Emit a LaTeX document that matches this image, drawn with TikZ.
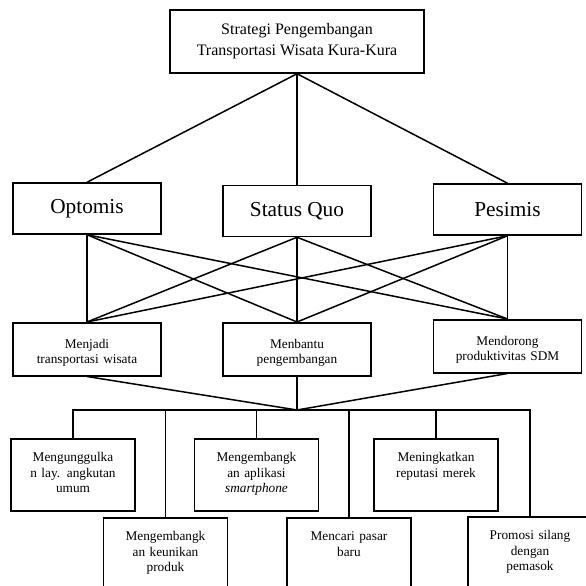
\documentclass[tikz,border=0pt]{standalone}
\usepackage{fontspec}
\setmainfont{Liberation Serif}
\usetikzlibrary{positioning}

\begin{document}
\begin{tikzpicture}[
            x=1pt, y=-1pt,
            line width=1.5pt,
            rootbox/.style={rectangle, draw, minimum width=254pt, minimum height=63pt, inner sep=0pt, align=center, font={\fontsize{16}{21}\selectfont}},
            scenbox/.style={rectangle, draw, minimum width=148pt, minimum height=51pt, inner sep=0pt, font={\fontsize{21.3}{25}\selectfont}},
            goalbox/.style={rectangle, draw, anchor=north, text width=142pt, align=center, inner sep=3pt, text height=23pt, text depth=24pt, font={\fontsize{13.3}{15}\selectfont}},
            actbox/.style={rectangle, draw, anchor=north, text width=118pt, align=center, inner sep=3pt, text height=20pt, text depth=46pt, font={\fontsize{13.3}{15.5}\selectfont}},
            link/.style={line width=1.5pt}
        ]
            \useasboundingbox (0,0) rectangle (586,586);
            \clip (0,0) rectangle (586,586);

            % Nodes
            \node[rootbox] (root) at (297,41.5) {Strategi Pengembangan\\Transportasi Wisata Kura-Kura};

            \node[scenbox] (opt) at (87,208.5) {Optomis};
            \node[scenbox] (sq) at (297,211) {Status Quo};
            \node[scenbox] (pes) at (507.5,209.5) {Pesimis};

            \node[goalbox] (mj) at (87,322) {Menjadi\\transportasi wisata};
            \node[goalbox] (mb) at (297,322) {Menbantu\\pengembangan};
            \node[goalbox] (md) at (507.5,319) {Mendorong\\produktivitas SDM};

            \coordinate (hub) at (297,410);

            \node[actbox] (act1) at (73,438) {Mengunggulka\\n lay. angkutan\\umum};
            \node[actbox] (act2) at (165.5,517) {Mengembangk\\an keunikan\\produk};
            \node[actbox] (act3) at (256.5,438) {Mengembangk\\an aplikasi\\\textit{smartphone}};
            \node[actbox] (act4) at (349,517) {Mencari pasar\\baru};
            \node[actbox] (act5) at (436,438) {Meningkatkan\\reputasi merek};
            \node[actbox] (act6) at (530,516) {Promosi silang\\dengan\\pemasok};

            % Lines
            \draw[link] (root.south) -- (opt.north);
            \draw[link] (root.south) -- (sq.north);
            \draw[link] (root.south) -- (pes.north);

            \draw[link] (opt.south) -- (mj.north);
            \draw[link] (opt.south) -- (mb.north);
            \draw[link] (opt.south) -- (md.north);
            \draw[link] (sq.south) -- (mj.north);
            \draw[link] (sq.south) -- (mb.north);
            \draw[link] (sq.south) -- (md.north);
            \draw[link] (pes.south) -- (mj.north);
            \draw[link] (pes.south) -- (mb.north);
            \draw[link] (pes.south) -- (md.north);

            \draw[link] (mj.south) -- (hub);
            \draw[link] (mb.south) -- (hub);
            \draw[link] (md.south) -- (hub);

            \draw[link] (act1.north) |- (hub);
            \draw[link] (act2.north) |- (hub);
            \draw[link] (act3.north) |- (hub);
            \draw[link] (act4.north) |- (hub);
            \draw[link] (act5.north) |- (hub);
            \draw[link] (act6.north) |- (hub);
        \end{tikzpicture}
\end{document}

========================================================================

*DIRECTION*. Please extract exactly the lines of the data, from the first through the line containing "(root) at (297,41.5)", and add no pictures to the copy.

*IN RESPONSE*.
Emit a LaTeX document that matches this image, drawn with TikZ.
\documentclass[tikz,border=0pt]{standalone}
\usepackage{fontspec}
\setmainfont{Liberation Serif}
\usetikzlibrary{positioning}

\begin{document}
\begin{tikzpicture}[
            x=1pt, y=-1pt,
            line width=1.5pt,
            rootbox/.style={rectangle, draw, minimum width=254pt, minimum height=63pt, inner sep=0pt, align=center, font={\fontsize{16}{21}\selectfont}},
            scenbox/.style={rectangle, draw, minimum width=148pt, minimum height=51pt, inner sep=0pt, font={\fontsize{21.3}{25}\selectfont}},
            goalbox/.style={rectangle, draw, anchor=north, text width=142pt, align=center, inner sep=3pt, text height=23pt, text depth=24pt, font={\fontsize{13.3}{15}\selectfont}},
            actbox/.style={rectangle, draw, anchor=north, text width=118pt, align=center, inner sep=3pt, text height=20pt, text depth=46pt, font={\fontsize{13.3}{15.5}\selectfont}},
            link/.style={line width=1.5pt}
        ]
            \useasboundingbox (0,0) rectangle (586,586);
            \clip (0,0) rectangle (586,586);

            % Nodes
            \node[rootbox] (root) at (297,41.5) {Strategi Pengembangan\\Transportasi Wisata Kura-Kura};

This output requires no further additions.